Is it always the doctor’s fault?

Good grief, I certainly hope not. Consider all the levels of interaction within the health care system, problems lurk potentially at every level.

  1. The physician
  2. The system
  3. The third party payer (health insurance)

How to make it work?

Physicians need to be caring, to be comforting, to be courteous, to be communicative and of course be competent. Patients/Families are seeking consultation for a problem or a set of symptoms and signs that may or may not be due to allergy.  Patients should be open minded when they arrive. They are asking for an opinion in a consultation. The opinion may or may not be acted upon based on the health beliefs of the patient/family.

Critiquing the critiques

I would advise extreme care with internet resources- not all sites are good. There is no sanctioning of information prior to online publication. Be careful of  what you read. Consider the source, is the author credentialed in the topic area? Where did the expertise come from? Are they trained or self-ordained? Is anything used as a point of reference for the argument or advice? Where did they get the facts or is it opinion? You have to be critical. In my post regarding my letter to the editor of the ‘Bottom Line Personal I looked up the author of the book. There were no publications to show any work in the areas that were commented on. So it was opinion, and not evidence-based.

Also, in regards to complaints – look to see if the author owed up to their comments by leaving their name. If no name is offered, then I would question the sincerity of the comments- the author did not have the intestinal fortitude (guts) to sign their work. No credible signature- no validity.

The individual who was the recipient of the complaint should also have a chance to respond. Angie’s List does this and I applaud her for that. If a complaint/critique is offered the physician is made aware of it and has a chance to respond. I do not know who makes the final judgment on this prior to publication (it would be interesting if a panel of 3 non-medical types, 3 physicians, and a minister/priest would decide the value/virtue of the commentary and majority vote for listing).

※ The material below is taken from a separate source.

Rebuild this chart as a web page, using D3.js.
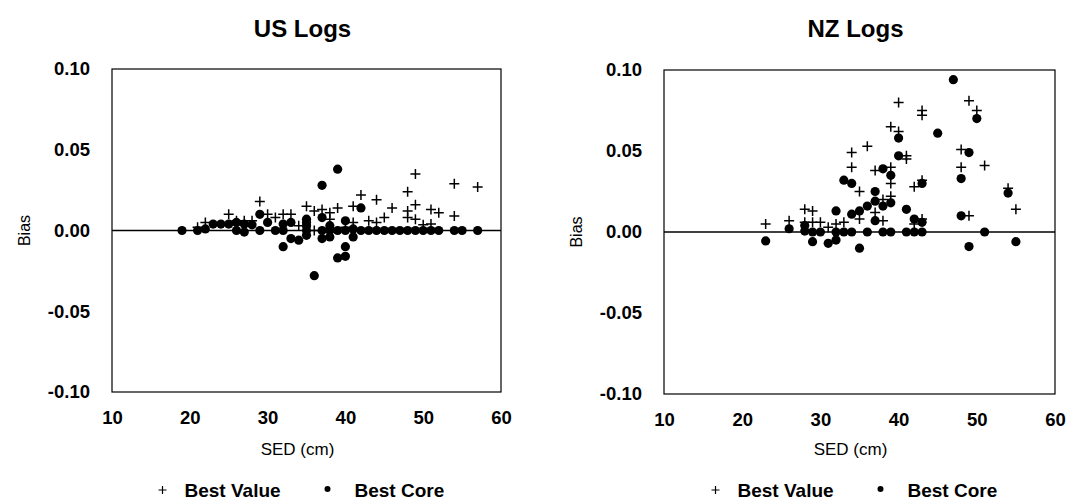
<!DOCTYPE html>
<html>
<head>
<meta charset="utf-8">
<script src="https://cdn.jsdelivr.net/npm/d3@7"></script>
<style>
	body { margin: 0; background: #fff; }
	svg { display: block; font-family: "Liberation Sans", Arial, Helvetica, sans-serif; }
	.tick text { font-weight: bold; font-size: 18.5px; fill: #000; }
</style>
</head>
<body>
<svg id="chart" width="1068" height="500"></svg>
<script>
// values, SED (cm) and bias
const xTicks = [10, 20, 30, 40, 50, 60]
const yTicks = [-0.10, -0.05, 0, 0.05, 0.10]
const legendLabels = ['Best Value', 'Best Core']

const usValueSed = [21, 22, 25, 26, 27, 28, 29, 30, 31, 32, 33, 34, 35, 36, 36, 37, 38, 38, 39, 40, 41, 41, 42, 43, 44, 44, 45, 46, 48, 48, 48, 49, 49, 49, 50, 51, 51, 52, 54, 54, 57]
const usValueBias = [0.002, 0.005, 0.010, 0.006, 0.006, 0.006, 0.018, 0.010, 0.008, 0.010, 0.010, 0.003, 0.015, 0.000, 0.012, 0.013, 0.011, 0.007, 0.014, 0.002, 0.015, 0.005, 0.022, 0.006, 0.019, 0.005, 0.008, 0.014, 0.024, 0.012, 0.008, 0.035, 0.016, 0.007, 0.0035, 0.013, 0.004, 0.011, 0.029, 0.009, 0.027]

const usCoreSed = [19, 21, 22, 23, 24, 25, 26, 26, 27, 27, 28, 29, 29, 30, 31, 32, 32, 32, 33, 33, 34, 35, 35, 35, 35, 35, 36, 37, 37, 37, 37, 38, 38, 38, 39, 39, 39, 40, 40, 40, 40, 41, 41, 42, 42, 43, 44, 45, 46, 47, 48, 49, 50, 51, 52, 54, 55, 57]
const usCoreBias = [0, 0, 0.001, 0.004, 0.004, 0.004, 0.005, 0, 0.004, -0.001, 0.0035, 0.010, 0, 0.005, 0, 0.004, 0, -0.010, 0.005, -0.005, -0.006, 0.007, 0.005, 0.003, 0, -0.003, -0.028, 0.028, 0.008, 0, -0.005, 0.003, 0, -0.004, 0.038, 0, -0.017, 0.006, 0, -0.010, -0.016, 0.001, -0.004, 0.014, 0, 0, 0, 0, 0, 0, 0, 0, 0, 0, 0, 0, 0, 0]

const nzValueSed = [23, 26, 28, 28, 29, 29, 30, 31, 32, 33, 34, 34, 35, 35, 36, 37, 37, 38, 38, 39, 39, 39, 39, 40, 40, 41, 41, 42, 42, 43, 43, 43, 43, 48, 48, 49, 49, 50, 51, 54, 55]
const nzValueBias = [0.005, 0.007, 0.014, 0.006, 0.013, 0.006, 0.006, 0.003, 0.005, 0.006, 0.049, 0.040, 0.025, 0.008, 0.053, 0.038, 0.012, 0.020, 0.007, 0.040, 0.030, 0.022, 0.065, 0.080, 0.062, 0.047, 0.045, 0.028, 0.005, 0.075, 0.072, 0.032, 0.008, 0.051, 0.040, 0.081, 0.010, 0.075, 0.041, 0.027, 0.014]

const nzCoreSed = [23, 26, 28, 28, 29, 29, 30, 31, 32, 32, 32, 33, 33, 34, 34, 34, 35, 35, 36, 36, 37, 37, 37, 38, 38, 38, 39, 39, 39, 40, 40, 41, 41, 42, 42, 43, 43, 43, 45, 47, 48, 48, 49, 49, 50, 51, 54, 55]
const nzCoreBias = [-0.0055, 0.002, 0.004, 0.0006, 0, -0.006, 0, -0.007, 0.013, 0, -0.005, 0.032, 0, 0.030, 0.011, 0, 0.013, -0.010, 0.016, 0, 0.025, 0.019, 0.007, 0.039, 0.016, 0, 0.035, 0.018, 0, 0.058, 0.047, 0.014, 0, 0.008, 0, 0.030, 0.006, 0, 0.061, 0.094, 0.033, 0.010, 0.049, -0.009, 0.070, 0, 0.024, -0.006]

const zip = (a, b) => a.map((v, i) => ({ sed: v, bias: b[i] }))

const svg = d3.select('#chart')

function drawPanel(opt) {
	const x = d3.scaleLinear().domain([10, 60]).range([opt.left, opt.right])
	const y = d3.scaleLinear().domain([-0.1, 0.1]).range([opt.bottom, opt.top])
	const cx = (opt.left + opt.right) / 2
	const g = svg.append('g')

	// frame
	g.append('rect')
		.attr('x', opt.left)
		.attr('y', opt.top)
		.attr('width', opt.right - opt.left)
		.attr('height', opt.bottom - opt.top)
		.attr('fill', 'none')
		.attr('stroke', '#000')
		.attr('stroke-width', 1.2)

	// zero line
	g.append('line')
		.attr('x1', x(10)).attr('x2', x(60))
		.attr('y1', y(0)).attr('y2', y(0))
		.attr('stroke', '#000')
		.attr('stroke-width', 1.4)

	//axes
	g.append('g')
		.attr('transform', `translate(${opt.left}, 0)`)
		.call(d3.axisLeft(y).tickValues(yTicks).tickSize(0).tickPadding(22).tickFormat(d => d.toFixed(2)))
		.call(a => a.select('.domain').remove())

	g.append('g')
		.attr('transform', `translate(0, ${opt.bottom})`)
		.call(d3.axisBottom(x).tickValues(xTicks).tickSize(0).tickPadding(19).tickFormat(d => d))
		.call(a => a.select('.domain').remove())

	g.append('text')
		.attr('x', cx - 4)
		.attr('y', 37)
		.attr('text-anchor', 'middle')
		.style('font-weight', 'bold')
		.style('font-size', '24px')
		.text(opt.title)

	g.append('text')
		.attr('transform', `translate(${opt.left - 88}, ${y(0)}) rotate(-90)`)
		.attr('text-anchor', 'middle')
		.attr('dy', '0.35em')
		.style('font-size', '16px')
		.text('Bias')

	g.append('text')
		.attr('x', cx - 9)
		.attr('y', 455)
		.attr('text-anchor', 'middle')
		.style('font-size', '17px')
		.text('SED (cm)')

	const cross = d => `M${x(d.sed) - 5},${y(d.bias)}h10M${x(d.sed)},${y(d.bias) - 5}v10`

	g.append('g')
		.selectAll('circle')
		.data(opt.core)
		.join('circle')
		.attr('cx', d => x(d.sed))
		.attr('cy', d => y(d.bias))
		.attr('r', 4.6)
		.attr('fill', '#000')

	g.append('g')
		.selectAll('path')
		.data(opt.value)
		.join('path')
		.attr('d', cross)
		.attr('stroke', '#000')
		.attr('stroke-width', 1.5)
		.attr('fill', 'none')

	//legend
	const legY = 490
	g.append('path')
		.attr('d', `M${cx - 148},${legY}h8M${cx - 144},${legY - 4}v8`)
		.attr('stroke', '#000')
		.attr('stroke-width', 1.2)
	g.append('circle')
		.attr('cx', cx + 21)
		.attr('cy', legY - 1)
		.attr('r', 3)
		.attr('fill', '#000')
	g.selectAll('.legend')
		.data(legendLabels)
		.join('text')
		.attr('class', 'legend')
		.attr('x', (d, i) => cx + (i ? 48 : -122))
		.attr('y', legY)
		.attr('dy', '0.35em')
		.style('font-weight', 'bold')
		.style('font-size', '19px')
		.text(d => d)
}

drawPanel({
	title: 'US Logs', left: 112, right: 501, top: 69, bottom: 392,
	value: zip(usValueSed, usValueBias), core: zip(usCoreSed, usCoreBias)
})
drawPanel({
	title: 'NZ Logs', left: 664, right: 1055, top: 70, bottom: 394,
	value: zip(nzValueSed, nzValueBias), core: zip(nzCoreSed, nzCoreBias)
})
</script>
</body>
</html>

People (professionals) like to hear good things too, but all too often it is the negatives that make the headlines. If you ever see a story titled ‘Allergist controls runny nose’ let me know.  If I have had an interaction that I felt went badly, I have called people after the visit to go back over things.

So, online ratings- they were bound to happen sooner or later. No, I will take my chances and you will not have to sign any waivers here. I will just keep on going, learning from miscues when they happen in hopes to make me better at what I do.

Fred Leickly

March 15, 2009 · fleickly · 2 Comments
Posted in: The Pracitice of Medicine

2 Responses

  1. Rebecca Cooley - September 30, 2009

    I would have to agree with your stance on online ratings. I would rather make my decision about a doctor based upon the opinion of someone I know (such as the referring doctor, a family member, or friend) rather than someone I don’t know, whose opinion is on the internet.

  2. Fred Leickly - September 30, 2009

    Thank you for the comment. I was discussing this very issue with one of the new pediatric residents at Riley. She had never heard of this rating of physicians and how some are responding. We had quite a discussion on the topic.
    The health care provider business is like many others- people ask for opinions. Hopefully there is a chemistry and things work out. Now on to the other page to answer you first question.